There are few days when I can walk into my classroom, and I can exclusively focus on teaching. Being an urban teacher requires me to take on many different roles throughout the course of a day. My main role is an educator, but sometimes first I fulfill many other roles before I begin teaching. Many times I am a nurse, parent, mediator, counselor, and mentor. While my attention is diverted to these different roles time is taken away from my central purpose in school: teaching children. Urban teachers have to deal with much more than just educating our students, and that’s why we can’t walk in to our classrooms and just teach.

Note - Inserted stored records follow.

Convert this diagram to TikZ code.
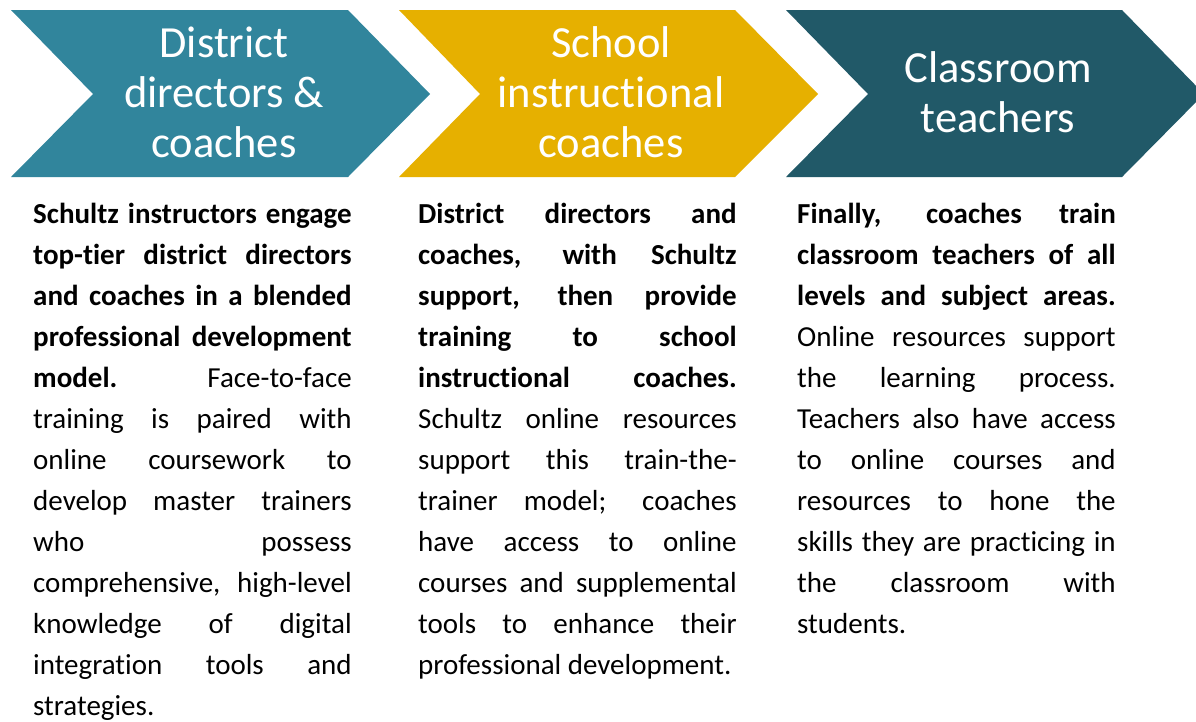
\documentclass[tikz,border=0pt]{standalone}
\usepackage{fontspec}
\setmainfont{Carlito}[Ligatures=NoCommon]
\hyphenpenalty=10000
\exhyphenpenalty=10000
\tolerance=10000
\hbadness=10000
\definecolor{cA}{HTML}{31859C}
\definecolor{cB}{HTML}{E6B000}
\definecolor{cC}{HTML}{215968}
\tikzset{
  head/.style={text=white, align=center, inner sep=0pt, font=\fontsize{44.5}{50}\selectfont},
  body/.style={anchor=north west, text width=318.5pt, align=justify, inner sep=0pt, font=\fontsize{29}{41}\selectfont},
}
\begin{document}
\begin{tikzpicture}[x=1pt,y=1pt]
\useasboundingbox (0,0) rectangle (1196,-721);
\fill[white] (0,0) rectangle (1196,-721);
\begin{scope}
\clip (0,0) rectangle (1196,-721);
\fill[cA] (11,-10) -- (348,-10) -- (430,-94) -- (348,-177) -- (11,-177) -- (93,-94) -- cycle;
\fill[cB] (399,-10) -- (735,-10) -- (818,-94) -- (735,-177) -- (399,-177) -- (480,-94) -- cycle;
\fill[cC] (786,-10) -- (1122,-10) -- (1204,-94) -- (1122,-177) -- (786,-177) -- (868,-94) -- cycle;
\end{scope}
\node[head] (h1) at (224,-92) {District\\directors \&\\coaches};
\node[head] (h2) at (611,-92) {School\\instructional\\coaches};
\node[head] (h3) at (998,-92) {Classroom\\teachers};

\node[body] (t1) at (33,-194.3) {\strut\textbf{Schultz instructors engage\linebreak
top-tier district directors\linebreak
and coaches in a blended\linebreak
professional development\linebreak
model.} Face-to-face\linebreak
training is paired with\linebreak
online coursework to\linebreak
develop master trainers\linebreak
who possess\linebreak
comprehensive, high-level\linebreak
knowledge of digital\linebreak
integration tools and\linebreak
strategies.};

\node[body] (t2) at (418,-194.3) {\strut\textbf{District directors and\linebreak
coaches, with Schultz\linebreak
support, then provide\linebreak
training to school\linebreak
instructional coaches.}\linebreak
Schultz online resources\linebreak
support this train-the-\linebreak
trainer model; coaches\linebreak
have access to online\linebreak
courses and supplemental\linebreak
tools to enhance their\linebreak
professional development.};

\node[body] (t3) at (797,-194.3) {\strut\textbf{Finally, coaches train\linebreak
classroom teachers of all\linebreak
levels and subject areas.}\linebreak
Online resources support\linebreak
the learning process.\linebreak
Teachers also have access\linebreak
to online courses and\linebreak
resources to hone the\linebreak
skills they are practicing in\linebreak
the classroom with\linebreak
students.};
\end{tikzpicture}
\end{document}
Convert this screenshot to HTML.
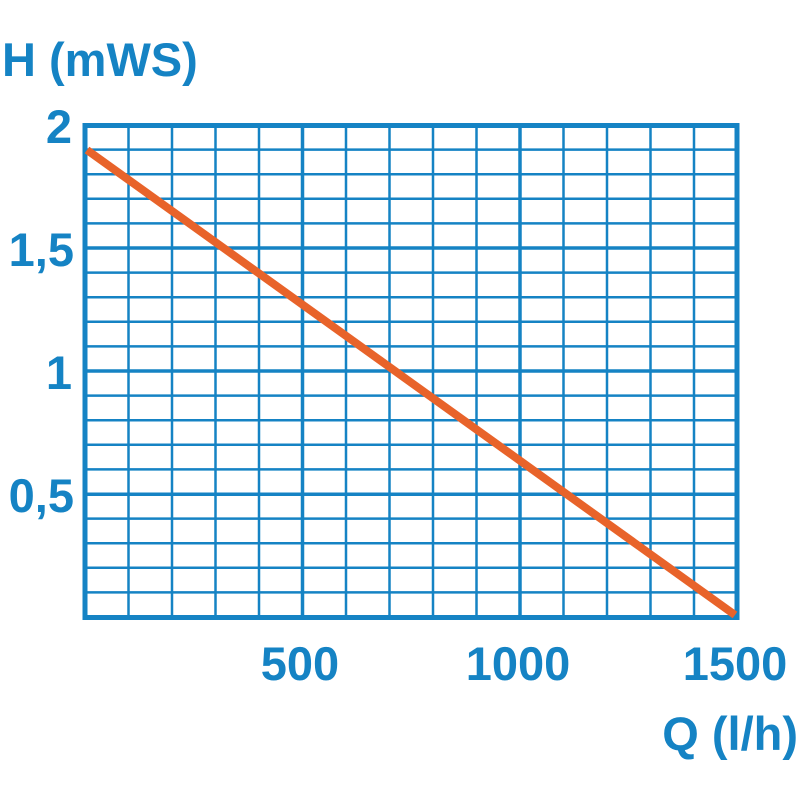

Ruby Payne discusses the concept that students in poverty do not follow middle class values in her book A Framework for Understanding Poverty. Basically Ruby’s work focuses on the premise that in our society students come to school with the social and basic academic skills to enter school on a level playing field. Ruby’s experience (and mine, for that matter) with students from low socioeconomic levels prove that this is not true. Students from poverty are not coming in equally prepared as middle class students to learn. And since our schools are based on middle class values, they are set up in a way that is conducive to what middle class students need. This is very frustrating when you are a teacher in a poverty-stricken school, because the needs of our students are much different. Our schools are not equipped to handle the issues urban students face daily.
Issues Students of Poverty Face Daily
- Lack of shelter
- Emotional problems with no access to mental health services
- Untreated health issues with no access to treatment
- Emotional trauma due to environment (e.g. violence)
- Little background knowledge due to less exposure to life experiences
- Lack of social skills
Imagine if the students you taught walked in your classroom and didn’t even have the basic necessities to survive. Imagine if a student came in exhausted day after day because he couldn’t sleep due to the fact that his whole family was held up at gun-point and robbed. Imagine that your students have never left the city in which they were born. Imagine that a student of yours came to school every day after sleeping in a car every night for years. Imagine a student of yours lived with estranged relatives because both of their parents were in jail. Imagine what issues you’d have to deal with if these were your students.
I don’t have to imagine what these students are like, because those are my students- and it is my job to help them break free from what is holding them back so they can learn! Teachers – it is our responsibility to this nation to make it clear to the politicians that students of poverty are behind even before they enter our school buildings. How are teachers and policy makers going to work together to change this inequality in our nation?